John Reynolds:The benefits of the new water market come from a combination of discounts, correcting historic inconsistencies, as well as customer choice.
Castle Water has delivered savings from reducing wholesale charges which significantly exceed the discounts given to customers on prices.
The wholesalers we deal with – and although our main interaction is with Thames Water, we're working daily with most wholesalers – are committed to delivering services well to water consumers. Prevalent approaches in the industry focus on process management, assurance, and product quality.
Following a process becomes a proxy for addressing a problem. The customer can get lost in this. CCWater and consumer advocacy groups rightly try to redress the balance for the individual customer - and so do retailers.
Castle Water, along with other retailers, has been providing new approaches. In our case, we have delivered more transparent bills, showing greater detail of how prices are calculated. We have asked customers to change payment methods and have shared cost savings with them in exchange for doing so (via discounts and cashback). We have challenged wholesalers on how charges are structured. We have reviewed wholesale charging, reducing annual wholesale charges by nearly £7 million. We have added 50,000 supply points to consolidated bills, making billing and payment more efficient for large customers. We have given discounts and incentives to thousands of SMEs.

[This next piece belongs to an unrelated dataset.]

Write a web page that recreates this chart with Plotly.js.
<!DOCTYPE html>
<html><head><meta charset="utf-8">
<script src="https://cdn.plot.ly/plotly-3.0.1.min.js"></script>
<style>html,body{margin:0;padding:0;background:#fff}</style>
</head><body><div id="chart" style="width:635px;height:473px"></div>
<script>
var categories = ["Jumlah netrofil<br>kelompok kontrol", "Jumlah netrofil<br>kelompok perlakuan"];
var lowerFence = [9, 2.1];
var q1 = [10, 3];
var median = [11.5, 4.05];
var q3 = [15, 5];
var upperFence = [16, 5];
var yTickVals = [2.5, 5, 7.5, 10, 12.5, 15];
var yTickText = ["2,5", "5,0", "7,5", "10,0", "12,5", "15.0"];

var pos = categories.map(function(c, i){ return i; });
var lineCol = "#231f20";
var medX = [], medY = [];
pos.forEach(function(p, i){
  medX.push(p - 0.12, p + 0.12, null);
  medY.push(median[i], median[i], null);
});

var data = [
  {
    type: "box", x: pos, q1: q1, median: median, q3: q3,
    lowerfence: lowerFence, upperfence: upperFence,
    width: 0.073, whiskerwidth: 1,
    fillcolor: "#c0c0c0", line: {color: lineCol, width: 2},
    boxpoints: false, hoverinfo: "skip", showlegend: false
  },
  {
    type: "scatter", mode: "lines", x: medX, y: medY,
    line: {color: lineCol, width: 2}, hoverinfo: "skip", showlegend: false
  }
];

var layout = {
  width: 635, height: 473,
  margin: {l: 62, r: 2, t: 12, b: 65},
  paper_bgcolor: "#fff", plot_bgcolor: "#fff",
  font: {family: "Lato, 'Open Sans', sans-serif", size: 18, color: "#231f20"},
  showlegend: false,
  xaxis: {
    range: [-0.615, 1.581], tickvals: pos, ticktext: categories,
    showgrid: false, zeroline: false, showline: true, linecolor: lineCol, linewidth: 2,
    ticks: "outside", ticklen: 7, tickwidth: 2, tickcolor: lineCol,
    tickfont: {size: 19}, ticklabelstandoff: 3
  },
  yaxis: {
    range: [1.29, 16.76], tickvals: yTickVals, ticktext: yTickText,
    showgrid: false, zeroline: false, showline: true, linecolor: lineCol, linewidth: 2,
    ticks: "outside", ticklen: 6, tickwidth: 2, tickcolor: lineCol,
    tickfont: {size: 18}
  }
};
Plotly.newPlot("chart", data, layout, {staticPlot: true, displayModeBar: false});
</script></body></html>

The retailer can bridge the gap between the control and process management of the wholesalers and the customer’s legitimate focus on their own specific interests.

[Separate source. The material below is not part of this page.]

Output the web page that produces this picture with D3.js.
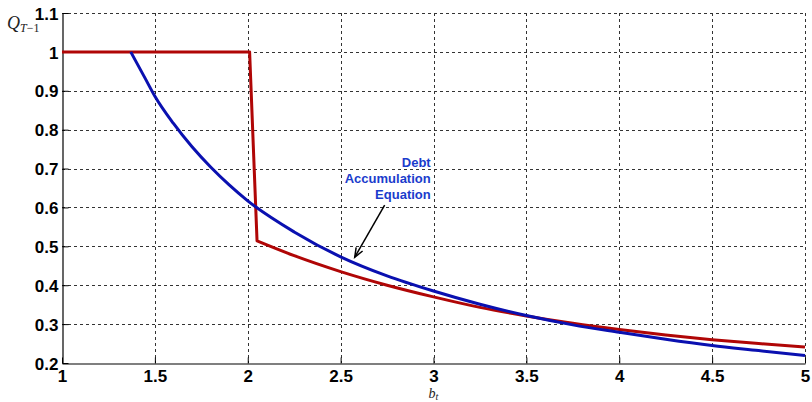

Giving more transparency in our bills has given customers the opportunity to see and then challenge billing parameters. Giving choices on how to receive a discount has had interesting results: One-third of our business customers prefer an Amazon e-voucher to a credit on their account. A small percentage, around 2% of customers, instead of accepting a discount choose to donate to providing water to children in natural disasters and civil wars through the Save the Children Emergency Fund.

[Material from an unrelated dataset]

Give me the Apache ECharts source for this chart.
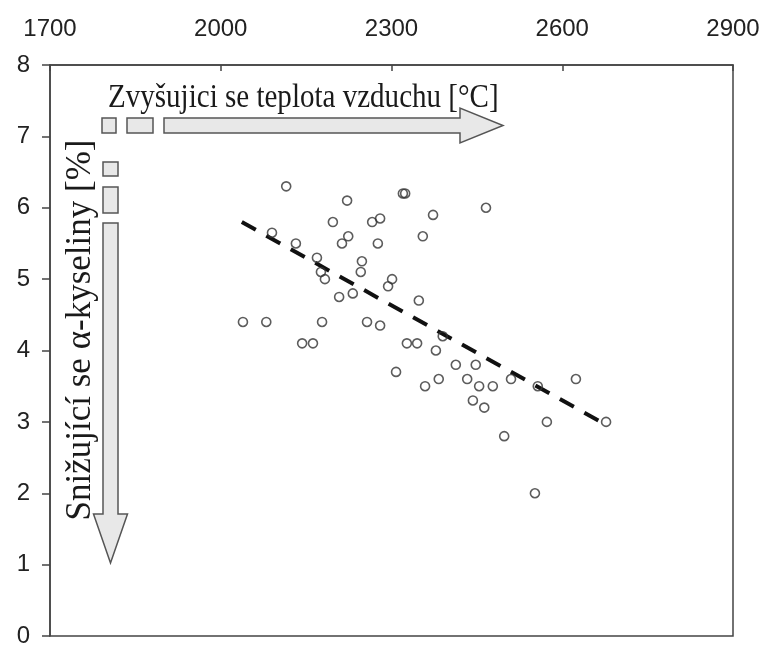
<!DOCTYPE html>
<html>
<head>
<meta charset="utf-8">
<script src="https://cdn.jsdelivr.net/npm/echarts@6/dist/echarts.min.js"></script>
<style>
    html, body { margin: 0; padding: 0; background: #fff; }
    #chart1 { width: 765px; height: 648px; }
</style>
</head>
<body>
<div id="chart1"></div>
<script>
// teplota vzduchu [°C] a alfa-kyseliny [%]
var tempValues = [2115, 2222, 2320, 2324, 2373, 2466, 2197, 2266, 2280, 2090,
    2224, 2213, 2276, 2355, 2132, 2169, 2248, 2246, 2176, 2183,
    2301, 2294, 2208, 2232, 2348, 2039, 2080, 2178, 2257, 2280,
    2143, 2162, 2327, 2345, 2390, 2378, 2308, 2413, 2448, 2359,
    2383, 2433, 2454, 2478, 2510, 2557, 2624, 2443, 2463, 2573,
    2677, 2498, 2552];
var acidValues = [6.3, 6.1, 6.2, 6.2, 5.9, 6.0, 5.8, 5.8, 5.85, 5.65,
    5.6, 5.5, 5.5, 5.6, 5.5, 5.3, 5.25, 5.1, 5.1, 5.0,
    5.0, 4.9, 4.75, 4.8, 4.7, 4.4, 4.4, 4.4, 4.4, 4.35,
    4.1, 4.1, 4.1, 4.1, 4.2, 4.0, 3.7, 3.8, 3.8, 3.5,
    3.6, 3.6, 3.5, 3.5, 3.6, 3.5, 3.6, 3.3, 3.2, 3.0,
    3.0, 2.8, 2.0];
// trend (linearni regrese)
var trendX = [2037, 2677];
var trendY = [5.8, 2.96];
var tempTicks = [1700, 2000, 2300, 2600, 2900];
var acidTicks = [0, 1, 2, 3, 4, 5, 6, 7, 8];

window.onload = function () {
    chart1();
};

function chart1() {
    var myChart = echarts.init(document.getElementById('chart1'));
    var points = tempValues.map(function (t, i) {
        return [t, acidValues[i]];
    });
    var trend = trendX.map(function (t, i) {
        return [t, trendY[i]];
    });
    var boxStyle = { fill: '#e8e8e8', stroke: '#555', lineWidth: 1.5 };
    option = {
        backgroundColor: '#fff',
        animation: false,
        grid: {
            left: 50,
            right: 32,
            top: 65,
            bottom: 7,
            show: true,
            borderColor: '#444',
            borderWidth: 1.5
        },
        xAxis: {
            type: 'value',
            position: 'top',
            min: tempTicks[0],
            max: tempTicks[tempTicks.length - 1],
            interval: 300,
            axisLine: { show: true, onZero: false, lineStyle: { color: '#444', width: 1.5 } },
            axisTick: { show: true, inside: true, length: 6, lineStyle: { color: '#444', width: 1.5 } },
            axisLabel: {
                fontSize: 24,
                fontFamily: 'Liberation Sans, Arial, sans-serif',
                color: '#222',
                margin: 24,
                formatter: function (v) { return String(v); }
            },
            splitLine: { show: false }
        },
        yAxis: {
            type: 'value',
            min: acidTicks[0],
            max: acidTicks[acidTicks.length - 1],
            interval: 1,
            axisLine: { show: true, onZero: false, lineStyle: { color: '#444', width: 1.5 } },
            axisTick: { show: true, length: 8, lineStyle: { color: '#444', width: 1.5 } },
            axisLabel: {
                fontSize: 24,
                fontFamily: 'Liberation Sans, Arial, sans-serif',
                color: '#222',
                margin: 20
            },
            splitLine: { show: false }
        },
        graphic: [
            // sipka vpravo
            { type: 'rect', shape: { x: 102, y: 118, width: 14, height: 15 }, style: boxStyle },
            { type: 'rect', shape: { x: 127, y: 118, width: 26, height: 15 }, style: boxStyle },
            {
                type: 'polygon',
                shape: { points: [[164, 118], [460, 118], [460, 108], [503, 125.5], [460, 143], [460, 133], [164, 133]] },
                style: boxStyle
            },
            // sipka dolu
            { type: 'rect', shape: { x: 103, y: 162, width: 15, height: 14 }, style: boxStyle },
            { type: 'rect', shape: { x: 103, y: 187, width: 15, height: 26 }, style: boxStyle },
            {
                type: 'polygon',
                shape: { points: [[103, 223], [118, 223], [118, 514], [127.5, 514], [110.5, 563], [93.5, 514], [103, 514]] },
                style: boxStyle
            },
            {
                type: 'text',
                x: 108,
                y: 98,
                scaleX: 0.88,
                style: {
                    text: 'Zvyšujici se teplota vzduchu [°C]',
                    font: '33px "Liberation Serif", "Times New Roman", serif',
                    fill: '#1a1a1a',
                    textAlign: 'left',
                    textVerticalAlign: 'middle'
                }
            },
            {
                type: 'text',
                x: 81,
                y: 330,
                rotation: Math.PI / 2,
                style: {
                    text: 'Snižující se α-kyseliny [%]',
                    font: '35px "Liberation Serif", "Times New Roman", serif',
                    fill: '#1a1a1a',
                    textAlign: 'center',
                    textVerticalAlign: 'middle'
                }
            }
        ],
        series: [
            {
                name: 'trend',
                type: 'line',
                data: trend,
                symbol: 'none',
                z: 3,
                lineStyle: { color: '#111', width: 4, type: [16, 12] }
            },
            {
                name: 'body',
                type: 'scatter',
                data: points,
                symbol: 'circle',
                symbolSize: 9,
                z: 4,
                itemStyle: {
                    color: 'rgba(255,255,255,0)',
                    borderColor: '#333',
                    borderWidth: 1.6
                }
            }
        ]
    };
    myChart.setOption(option);
}
</script>
</body>
</html>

Different models of retailer can add value in the market, whether independent or vertically integrated. An independent retailer can be free of conflicts, is able to challenge historic decisions and has the expertise to stand toe-to-toe with the wholesaler.
To be able to maximise the benefits of the market, customers and their advocates must accept that retailers are not (at least at the moment) able to make all the decisions. Nor are they in a position to redress every historic issue. The Codes allow only wholesalers to directly change parameters affecting charging, not retailers. Retailers can request changes but cannot demand them. The retailer has a sufficiently strong incentive to resolve complaints and queries, as retailers pay wholesale charges on behalf of customers, and customers won’t pay disputed bills.
Processes in market codes are slow and clunky
We can’t wave a magic wand, or to be more seasonal pull an Easter bunny out of a hat.Where a wholesaler faces a challenge with resolving issues - perhaps with a resource constraint resulting from a higher level of query than previously or, equally, faced with the difficulty of relating historic engineering decisions to the new market - we can’t deliver changes as fast as we want. The market codes reflect this, with charging parameters set by wholesalers, not retailers. The processes enshrined in the codes to force a change in pricing parameters are slow and clunky. They could be made significantly more responsive, especially where there are demonstrable errors in data and the retailer can supply the correct answer.
Castle Water’s customers are exclusively businesses (including the public and third sectors) and know that a disputed bill is unenforceable. Unlike customers, retailers don’t have the option of not paying wholesale charges if there are amounts which are erroneous in them. What for a vertically integrated group is an inter-company transfer, for an independent Retailer is a cash-cost. The independent model has very clear incentives to get bills right.
The impact on customers and retailers of the introduction of a Deemed Contract has been understated. This makes a significant difference to the rights of customers, and the rights and obligations of retailers. Customers have more scope to challenge bills, on wider grounds, than ever before.
The market is not perfect
The market is not perfect. It is relatively poorly designed in some areas, for example where billing data is simply wrong, or where water and waste are provided by separate retailers, and especially where there is Trade Effluent on a complex site. Our most intensive period of customer query since the market opened was in September. This resulted from billing customers who had previously not been billed separately for waste, where there was a high level of error in CMOS data. The problem was exacerbated by a relatively low level of understanding of the water market – we still believe there is a need for more widespread distribution of information on how the market works to all sizes of business customer.
We responded to clear problems with customer data, both in the level of resource providing customer service and by addressing the fundamental problems, resulting in thousands of corrections being processed through CMOS. We have refined our approach further and we are now proactively using data analytics to identify groups of customers where there are data anomalies and to rapidly resolve these. It is difficult to see how this would have started without the full separation of retail from Thames’ and Portsmouth’s wholesale activities to a third party.
Large customers who have been with us in the Scottish market for a number of years have moved all their English sites to Castle Water, having seen for themselves how we reduce costs, provide accurate billing and, perhaps most importantly, how we constantly challenge the underlying wholesale pricing parameters. Since the start of 2018, we have moved large multi-site groups in the banking, property services, retail and charity sectors, as well as transferring large public sector customers.
Difficult to have a truly competitive market with an opaque tariff structure
Looking ahead, I would like to see a reduction in the complexity of tariffs, enabling effective quoting and customer decisions, with more rapid switching. The vestiges of tariffs created for a vertically integrated sector hold back the scope for more informed decision making, and more effective competition. It is difficult to have a truly competitive market with an opaque tariff structure. This also results in the prevalence of fairly primitive tools for quoting prices to customers, and technology which is the opposite of innovative.
The water market has moved things forward for customers, but not yet far enough.